Lepasnya Sipadan–Ligitan tidak lepas dari kenyataan betapa lemahnya Indonesia dari sisi administratif, di mana pemerintah tidak berusaha mencari bukti-bukti sejarah, misalnya dari keluarga Sultan Bulungan yang ada di Tanjung Selor, yang pernah menguasai kedua pulau tersebut. Di samping itu, Indonesia lemah dari sisi eksistensi. Faktanya secara de facto pemerintah diam dan tidak bertindak ketika Malaysia mempromosikan sebagai tujuan wisata sejak 1988. Bahkan, Indonesia hanya berani menetapkan status quo kedua pulau tersebut.
Pasca kasus Sipadan dan Ligitan, Malaysia langsung mengklaim laut teritorial dan ZEE yang menumpangi laut teritorial, termasuk karang Unarang dan blok Ambalat. Secara pasti Mahkamah Internasional tidak memutuskan mencabut konvensi dan protokol London tersebut dan tidak mengatur batas wilayah Indonesia dan Malaysia. Walau berdasarkan Unclos 1992, blok Ambalat termasuk wilayah Indonesia, tapi Indonesia memiliki trauma politik yang tidak mengenakkan pasca kalah di Mahkamah Internasional soal Pulau Sipadan-Ligitan. Dengan percaya diri, 2005 Malaysia mengklaim blok Ambalat sebagai wilayahnya. Bahkan Malaysia sudah menawarkan kawasan ini kepada perusahaan minyak multinasional, Shell.

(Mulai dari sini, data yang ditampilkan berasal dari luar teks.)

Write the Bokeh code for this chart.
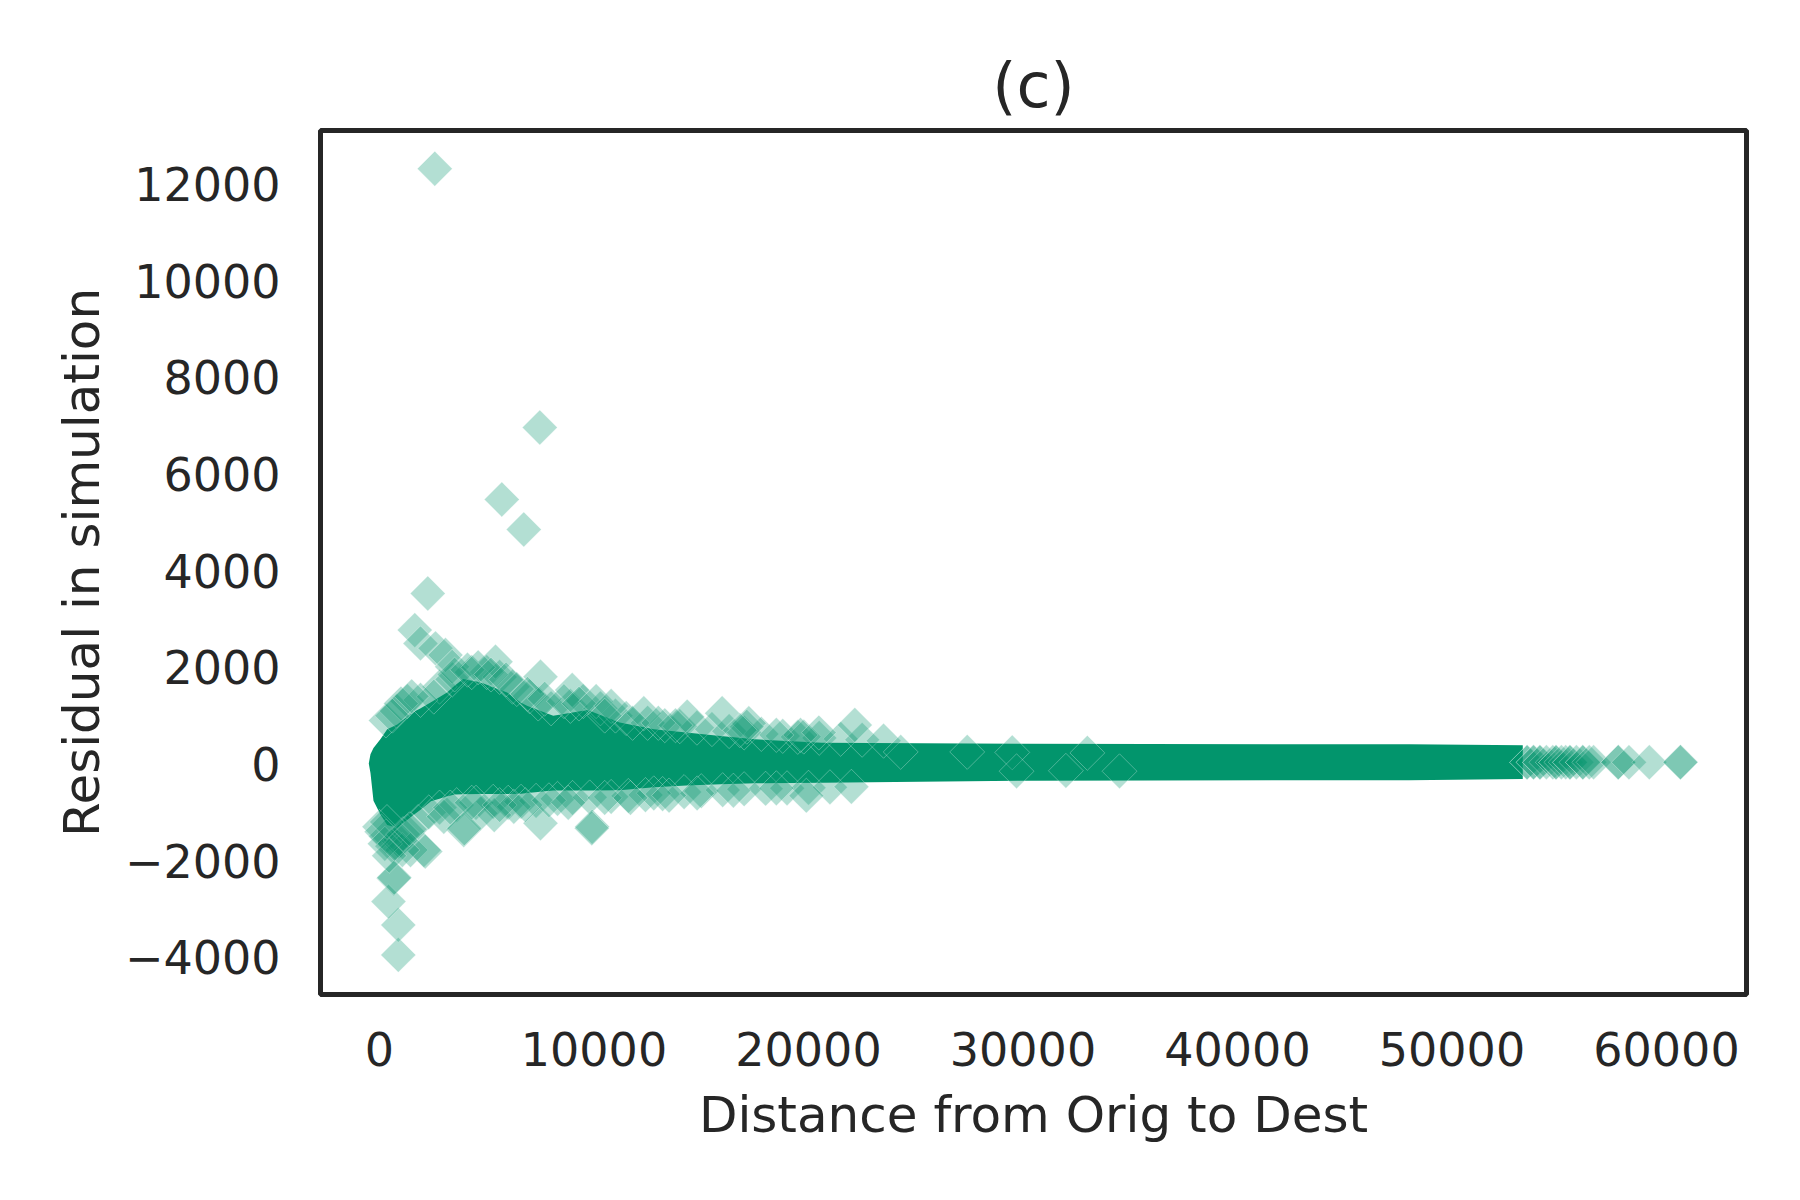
import numpy as np
from bokeh.plotting import figure
from bokeh.models import FixedTicker, Range1d
from bokeh.embed import file_html
from bokeh.resources import INLINE

GREEN = "#02956c"
INK = "#262626"
FONT = "DejaVu Sans"

# dense core of the cloud: visible upper and lower edge of the solid band
band_x = [-500, -420, -280, 50, 360, 830, 1600, 1900, 2400, 3150, 3500, 3900,
          4700, 5000, 5950, 6600, 6900, 8100, 9700, 11200, 12800, 14300, 15900,
          17500, 20600, 30000, 42000, 48000, 53300]
band_top = [10, 200, 330, 520, 720, 820, 1080, 1150, 1280, 1480, 1620, 1760,
            1690, 1640, 1480, 1270, 1200, 1000, 1120, 860, 720, 650, 580,
            510, 440, 420, 410, 410, 390]
band_bot = [10, -186, -760, -1050, -1260, -1320, -1050, -950, -770, -670, -630, -625,
            -620, -620, -620, -615, -600, -550, -550, -545, -480, -445, -420,
            -400, -390, -345, -335, -335, -310]

# diamonds forming the fuzzy rim of the band
rim_x = [300, 800, 1300, 2800, 3400, 4300, 5000, 5600, 6200, 7000, 7400, 8000,
         8900, 9500, 10300, 11000, 11500, 12500, 13300, 14000, 14800, 15500,
         16300, 17000, 17800, 18800, 19500, 20500, 21500, 22500, 23500,
         0, 300, 600, 900, 1300, 1800, 2300, 2800, 3600, 4500, 5300, 6000,
         6600, 7300, 8300, 9000, 9800, 10800, 11600, 12400, 13200, 14200,
         15000, 16000, 17000, 18000, 19000, 20000, 21000, 22000]
rim_y = [900, 1100, 1300, 1600, 1750, 1900, 1900, 1800, 1600, 1400, 1250, 1150,
         1200, 1300, 1150, 1000, 950, 850, 800, 780, 750, 720,
         680, 650, 620, 580, 560, 540, 520, 500, 480,
         -1300, -1500, -1700, -1600, -1400, -1200, -1000, -900, -850, -800, -780, -800,
         -780, -760, -720, -700, -690, -680, -660, -640, -620, -580,
         -560, -540, -520, -510, -500, -490, -480, -470]

# single diamonds standing out of the band
out_x = [2578, 7473, 5702, 6727, 2250, 1646, 1911, 2611, 3077, 3388, 5408,
         7506, 8983, 12322, 14345, 15975, 17218, 19781, 1911, 2533, 22160,
         19627, 20482, 17124, 1000, 1500, 600, 3500, 4100, 4600, 5200, 5900,
         6400, 6900, 7700, 8600, 9300, 10100, 10800, 10500, 11800, 13000,
         13800, 16800, 18500, 24300, 27400, 29500, 33000,
         3930, 2066, 667, 9915, 7506, 4709, 2999, 19900, 14810, 12788, 6261,
         979, 1445, 876, 876, 420, 690, 2135, 1063, 3953, 9897, 5347,
         100, 250, 450, 700, 1100, 1400, 350, 3300, 4300, 5600, 6800, 7900,
         8800, 10500, 11700, 13500, 16500, 18500, 29700, 32000, 34500]
out_y = [12320, 6964, 5475, 4854, 3530, 2771, 2496, 2393, 2254, 2012, 2116,
         1806, 1531, 1049, 978, 1049, 842, 565, 1324, 1392, 807,
         600, 650, 770, 1250, 1400, 1000, 1850, 1950, 2000, 1850, 1750,
         1550, 1450, 1350, 1300, 1250, 1300, 1200, 1000, 850, 850,
         800, 700, 600, 250, 250, 240, 230,
         -1365, -1779, -2364, -1297, -1226, -1020, -1090, -655, -606, -606, -883,
         -1572, -1779, -3950, -3330, -2848, -2351, -1813, -1779, -1330, -1330, -1055,
         -1400, -1650, -1900, -1650, -1450, -1350, -1200, -900, -800, -850, -850, -750,
         -800, -700, -700, -650, -550, -500, -150, -140, -150]

# far right end of the cloud, where single diamonds separate again
tail_x = [53500, 53500, 53800, 53800, 54100, 54100, 54400, 54700, 54850, 54850,
          55100, 55300, 55500, 55500, 55800, 56100, 56100, 56400, 56600,
          57750, 57750, 58250, 59200, 60650, 60650]
tail_y = [35, 35, 35, 35, 35, 35, 35, 35, 35, 35,
          35, 35, 35, 35, 35, 35, 35, 35, 35,
          35, 35, 35, 35, 35, 35]

x_ticks = [0, 10000, 20000, 30000, 40000, 50000, 60000]
x_tick_labels = ["0", "10000", "20000", "30000", "40000", "50000", "60000"]
y_ticks = [-4000, -2000, 0, 2000, 4000, 6000, 8000, 10000, 12000]
y_tick_labels = ["\u22124000", "\u22122000", "0", "2000", "4000", "6000",
                 "8000", "10000", "12000"]

p = figure(frame_width=1426, frame_height=864,
           x_range=Range1d(-2750, 63730), y_range=Range1d(-4770, 13110),
           title="(c)", output_backend="svg", toolbar_location=None,
           min_border_left=320, min_border_right=46,
           min_border_top=130, min_border_bottom=190)

p.background_fill_color = "white"
p.border_fill_color = "white"
p.outline_line_color = INK
p.outline_line_width = 5
p.grid.grid_line_color = None

p.title.text_font = FONT
p.title.text_font_size = "62px"
p.title.text_font_style = "normal"
p.title.text_color = INK
p.title.align = "center"
p.title.standoff = 18

p.xaxis.axis_label = "Distance from Orig to Dest"
p.yaxis.axis_label = "Residual in simulation"
p.xaxis.ticker = FixedTicker(ticks=x_ticks)
p.yaxis.ticker = FixedTicker(ticks=y_ticks)
p.xaxis.major_label_overrides = dict(zip(x_ticks, x_tick_labels))
p.yaxis.major_label_overrides = dict(zip(y_ticks, y_tick_labels))

for ax in (p.xaxis, p.yaxis):
    ax.axis_line_color = None
    ax.major_tick_line_color = None
    ax.minor_tick_line_color = None
    ax.major_tick_out = 0
    ax.major_tick_in = 0
    ax.major_label_text_font = FONT
    ax.major_label_text_font_size = "46px"
    ax.major_label_text_color = INK
    ax.axis_label_text_font = FONT
    ax.axis_label_text_font_size = "50px"
    ax.axis_label_text_font_style = "normal"
    ax.axis_label_text_color = INK

p.xaxis.major_label_standoff = 37
p.xaxis.axis_label_standoff = 17
p.yaxis.major_label_standoff = 40
p.yaxis.axis_label_standoff = 11

p.varea(x=band_x, y1=band_bot, y2=band_top, fill_color=GREEN, fill_alpha=1.0)

for xs, ys in ((rim_x, rim_y), (out_x, out_y), (tail_x, tail_y)):
    p.scatter(xs, ys, marker="square", angle=np.pi / 4, size=24.7,
              fill_color=GREEN, fill_alpha=0.3, line_color="white",
              line_alpha=0.3, line_width=1)

open("out.html", "w").write(file_html(p, INLINE))
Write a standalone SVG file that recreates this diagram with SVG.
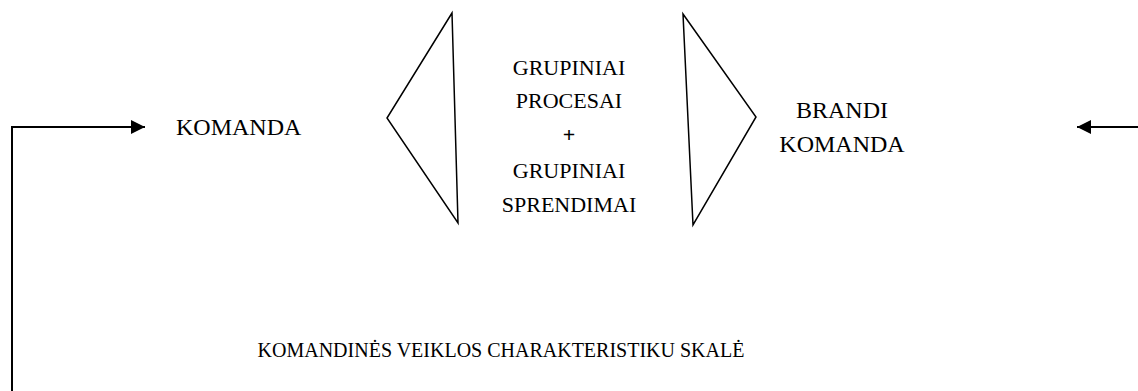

Sebenarnya Malaysia bukanlah Negara kepulauan seperti yang telah ditentukan dalam UNCLOS 1982 yang telah diratifikasi baik oleh Indonesia maupun Malaysia. Dalam pasal 121 UNCLOS 1982 menerangkan bahwa pulau – pulau kecil di tengah laut hanya mempunyai laut teritorial, ZEE dan landas kontinen, tetapi tidak bisa dijadikan penetapan batas landas kontinen. Penetapan batas landas kontinen dua negara tidak bisa di mulai dari pulau-pulau kecil, tetapi harus di mulai dari garis pangkal dengan menggunakan normal base line atau straight base line[25]. Karena itu Pulau Sipadan dan Ligitan tidak bisa memakai garis batas landas kontinen dalam penetapannya melainkan di ukur dari garis pangkal laut teritorial di hadapan daratan Sabah dan pulau Sebatik Malaysia.
Berbagai upaya telah dilakukan untuk menyelesaikan masalah perbatasan antara Indonesia dengan Malaysia baik dari jalur Diplomasi maupun militer. Tapi terhadap masalah ini belum didapatkan jalan keluarnya.